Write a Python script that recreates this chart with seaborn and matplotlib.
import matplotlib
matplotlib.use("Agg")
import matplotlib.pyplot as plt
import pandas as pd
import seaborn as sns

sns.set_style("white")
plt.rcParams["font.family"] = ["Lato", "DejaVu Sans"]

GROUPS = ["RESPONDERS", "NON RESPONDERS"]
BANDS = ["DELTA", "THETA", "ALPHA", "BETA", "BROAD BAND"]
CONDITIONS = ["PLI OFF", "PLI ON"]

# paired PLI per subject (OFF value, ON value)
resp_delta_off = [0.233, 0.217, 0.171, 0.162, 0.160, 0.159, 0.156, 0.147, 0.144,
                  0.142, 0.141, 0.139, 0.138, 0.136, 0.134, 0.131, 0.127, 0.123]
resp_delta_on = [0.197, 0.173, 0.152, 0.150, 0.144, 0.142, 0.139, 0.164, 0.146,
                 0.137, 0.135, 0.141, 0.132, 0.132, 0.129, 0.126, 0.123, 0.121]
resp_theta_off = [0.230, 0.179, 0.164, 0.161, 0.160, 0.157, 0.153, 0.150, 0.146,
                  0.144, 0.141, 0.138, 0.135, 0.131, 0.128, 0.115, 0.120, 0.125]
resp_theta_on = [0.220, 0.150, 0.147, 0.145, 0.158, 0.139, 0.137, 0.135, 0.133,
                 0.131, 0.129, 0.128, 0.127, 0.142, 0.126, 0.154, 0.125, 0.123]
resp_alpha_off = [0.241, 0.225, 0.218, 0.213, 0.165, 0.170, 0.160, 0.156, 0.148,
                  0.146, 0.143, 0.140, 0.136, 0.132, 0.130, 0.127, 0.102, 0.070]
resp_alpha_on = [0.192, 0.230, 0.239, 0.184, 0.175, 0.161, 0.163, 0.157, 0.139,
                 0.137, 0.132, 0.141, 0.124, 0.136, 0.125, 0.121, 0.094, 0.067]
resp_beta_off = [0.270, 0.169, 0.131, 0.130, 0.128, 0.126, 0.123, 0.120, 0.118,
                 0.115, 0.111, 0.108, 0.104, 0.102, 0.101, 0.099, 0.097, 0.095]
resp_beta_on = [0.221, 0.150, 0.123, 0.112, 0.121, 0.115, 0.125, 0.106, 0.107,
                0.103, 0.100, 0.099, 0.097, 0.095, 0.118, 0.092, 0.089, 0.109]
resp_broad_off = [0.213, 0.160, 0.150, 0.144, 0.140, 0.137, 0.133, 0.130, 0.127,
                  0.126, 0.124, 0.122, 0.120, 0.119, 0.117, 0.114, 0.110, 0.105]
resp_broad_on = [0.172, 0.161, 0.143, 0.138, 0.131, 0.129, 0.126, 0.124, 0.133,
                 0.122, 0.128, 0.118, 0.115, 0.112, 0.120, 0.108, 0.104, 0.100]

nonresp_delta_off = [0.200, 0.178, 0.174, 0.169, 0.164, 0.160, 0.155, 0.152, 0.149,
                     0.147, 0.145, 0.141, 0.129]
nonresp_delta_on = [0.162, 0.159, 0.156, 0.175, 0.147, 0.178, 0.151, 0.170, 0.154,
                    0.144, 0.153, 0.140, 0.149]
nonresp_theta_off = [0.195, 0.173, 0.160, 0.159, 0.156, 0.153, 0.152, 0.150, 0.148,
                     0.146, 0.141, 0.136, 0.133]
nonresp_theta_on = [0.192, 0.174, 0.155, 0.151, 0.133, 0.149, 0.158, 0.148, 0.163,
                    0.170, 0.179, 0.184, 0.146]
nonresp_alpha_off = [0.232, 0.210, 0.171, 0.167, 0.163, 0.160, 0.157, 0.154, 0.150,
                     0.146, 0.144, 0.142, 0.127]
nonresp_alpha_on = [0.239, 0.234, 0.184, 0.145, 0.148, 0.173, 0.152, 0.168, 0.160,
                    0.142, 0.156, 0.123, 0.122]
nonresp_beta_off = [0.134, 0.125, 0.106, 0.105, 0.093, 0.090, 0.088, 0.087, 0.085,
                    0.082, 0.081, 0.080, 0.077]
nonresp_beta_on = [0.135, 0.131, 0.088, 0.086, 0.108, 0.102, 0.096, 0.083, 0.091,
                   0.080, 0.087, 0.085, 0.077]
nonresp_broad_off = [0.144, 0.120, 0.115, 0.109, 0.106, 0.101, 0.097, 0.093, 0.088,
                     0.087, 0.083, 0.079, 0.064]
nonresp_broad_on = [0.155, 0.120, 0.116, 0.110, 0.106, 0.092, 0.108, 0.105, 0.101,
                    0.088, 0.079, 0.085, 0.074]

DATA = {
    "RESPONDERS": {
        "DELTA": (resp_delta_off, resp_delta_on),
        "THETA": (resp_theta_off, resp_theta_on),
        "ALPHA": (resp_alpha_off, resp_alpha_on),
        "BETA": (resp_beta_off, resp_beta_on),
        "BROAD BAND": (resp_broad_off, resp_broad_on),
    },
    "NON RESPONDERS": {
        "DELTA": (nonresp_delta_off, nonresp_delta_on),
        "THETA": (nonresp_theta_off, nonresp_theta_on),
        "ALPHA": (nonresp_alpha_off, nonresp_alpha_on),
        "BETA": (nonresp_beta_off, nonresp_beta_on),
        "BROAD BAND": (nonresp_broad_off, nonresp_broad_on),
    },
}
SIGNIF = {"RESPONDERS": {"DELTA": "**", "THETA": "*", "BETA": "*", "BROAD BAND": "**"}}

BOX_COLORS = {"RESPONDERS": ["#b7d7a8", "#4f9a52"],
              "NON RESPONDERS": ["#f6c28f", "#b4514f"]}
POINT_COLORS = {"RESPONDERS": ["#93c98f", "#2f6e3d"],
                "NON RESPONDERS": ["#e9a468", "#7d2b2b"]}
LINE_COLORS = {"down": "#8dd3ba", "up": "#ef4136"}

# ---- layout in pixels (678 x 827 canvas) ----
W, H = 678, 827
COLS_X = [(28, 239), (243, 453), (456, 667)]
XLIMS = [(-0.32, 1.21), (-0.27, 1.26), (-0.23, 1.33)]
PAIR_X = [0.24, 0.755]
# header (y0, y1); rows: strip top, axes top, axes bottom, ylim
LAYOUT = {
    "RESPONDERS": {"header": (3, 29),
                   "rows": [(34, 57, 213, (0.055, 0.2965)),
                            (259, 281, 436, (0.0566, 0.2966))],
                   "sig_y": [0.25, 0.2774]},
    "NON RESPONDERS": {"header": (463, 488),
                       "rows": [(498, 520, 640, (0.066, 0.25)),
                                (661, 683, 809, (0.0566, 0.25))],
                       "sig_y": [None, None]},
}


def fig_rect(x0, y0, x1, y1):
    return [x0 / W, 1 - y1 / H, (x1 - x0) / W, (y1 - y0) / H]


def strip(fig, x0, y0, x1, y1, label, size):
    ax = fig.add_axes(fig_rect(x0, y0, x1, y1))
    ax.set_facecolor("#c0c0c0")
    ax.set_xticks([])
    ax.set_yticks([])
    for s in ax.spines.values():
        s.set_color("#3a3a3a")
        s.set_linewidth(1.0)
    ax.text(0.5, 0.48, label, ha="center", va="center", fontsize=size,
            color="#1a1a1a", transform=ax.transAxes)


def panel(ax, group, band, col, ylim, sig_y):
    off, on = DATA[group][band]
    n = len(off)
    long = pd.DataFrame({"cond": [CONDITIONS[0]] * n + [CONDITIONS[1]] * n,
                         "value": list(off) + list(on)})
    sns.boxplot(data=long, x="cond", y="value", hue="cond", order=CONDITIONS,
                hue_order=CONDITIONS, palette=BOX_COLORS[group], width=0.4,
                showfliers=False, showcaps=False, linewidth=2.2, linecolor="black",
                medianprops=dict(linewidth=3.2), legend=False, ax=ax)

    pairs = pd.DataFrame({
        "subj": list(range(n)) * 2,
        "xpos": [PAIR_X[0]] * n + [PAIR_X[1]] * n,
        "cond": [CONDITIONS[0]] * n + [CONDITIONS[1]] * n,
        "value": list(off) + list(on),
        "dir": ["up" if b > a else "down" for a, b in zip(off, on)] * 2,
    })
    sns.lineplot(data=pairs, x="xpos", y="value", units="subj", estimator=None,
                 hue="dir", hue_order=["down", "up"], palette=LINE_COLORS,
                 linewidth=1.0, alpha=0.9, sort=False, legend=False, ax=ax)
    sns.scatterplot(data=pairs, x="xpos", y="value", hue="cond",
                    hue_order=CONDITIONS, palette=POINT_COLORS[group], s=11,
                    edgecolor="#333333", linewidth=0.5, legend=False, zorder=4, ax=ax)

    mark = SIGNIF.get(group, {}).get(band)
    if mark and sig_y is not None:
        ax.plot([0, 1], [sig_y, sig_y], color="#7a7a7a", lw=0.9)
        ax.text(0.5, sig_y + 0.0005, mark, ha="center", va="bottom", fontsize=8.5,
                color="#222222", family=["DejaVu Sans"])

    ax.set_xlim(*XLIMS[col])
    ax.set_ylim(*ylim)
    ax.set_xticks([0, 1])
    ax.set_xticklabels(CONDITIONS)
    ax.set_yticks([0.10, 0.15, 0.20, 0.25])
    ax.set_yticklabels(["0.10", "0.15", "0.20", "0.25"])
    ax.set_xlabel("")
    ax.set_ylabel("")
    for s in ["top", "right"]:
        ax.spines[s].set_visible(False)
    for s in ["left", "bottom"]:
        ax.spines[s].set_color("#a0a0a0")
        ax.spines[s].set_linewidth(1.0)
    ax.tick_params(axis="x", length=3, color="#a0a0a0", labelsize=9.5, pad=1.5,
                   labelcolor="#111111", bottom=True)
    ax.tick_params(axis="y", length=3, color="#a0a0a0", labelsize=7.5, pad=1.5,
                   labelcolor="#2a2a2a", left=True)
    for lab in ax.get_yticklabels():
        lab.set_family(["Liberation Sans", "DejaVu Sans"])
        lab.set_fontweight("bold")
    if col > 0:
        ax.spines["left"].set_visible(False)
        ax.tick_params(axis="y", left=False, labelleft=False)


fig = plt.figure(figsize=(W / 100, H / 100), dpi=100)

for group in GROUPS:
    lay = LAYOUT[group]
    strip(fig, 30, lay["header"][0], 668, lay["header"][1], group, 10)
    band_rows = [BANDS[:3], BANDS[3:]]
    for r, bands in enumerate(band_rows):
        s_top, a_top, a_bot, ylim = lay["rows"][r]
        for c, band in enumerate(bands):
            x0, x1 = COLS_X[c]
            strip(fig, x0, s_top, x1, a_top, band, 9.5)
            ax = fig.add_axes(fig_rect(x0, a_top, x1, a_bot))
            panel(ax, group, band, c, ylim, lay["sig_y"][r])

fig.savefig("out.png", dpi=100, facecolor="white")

_ _ _

— GIVEN REQUEST —
Among the lines of the material, find those that hold the word "seaborn" and copy them.

— ANSWER TO THE EXERCISE —
Write a Python script that recreates this chart with seaborn and matplotlib.
import seaborn as sns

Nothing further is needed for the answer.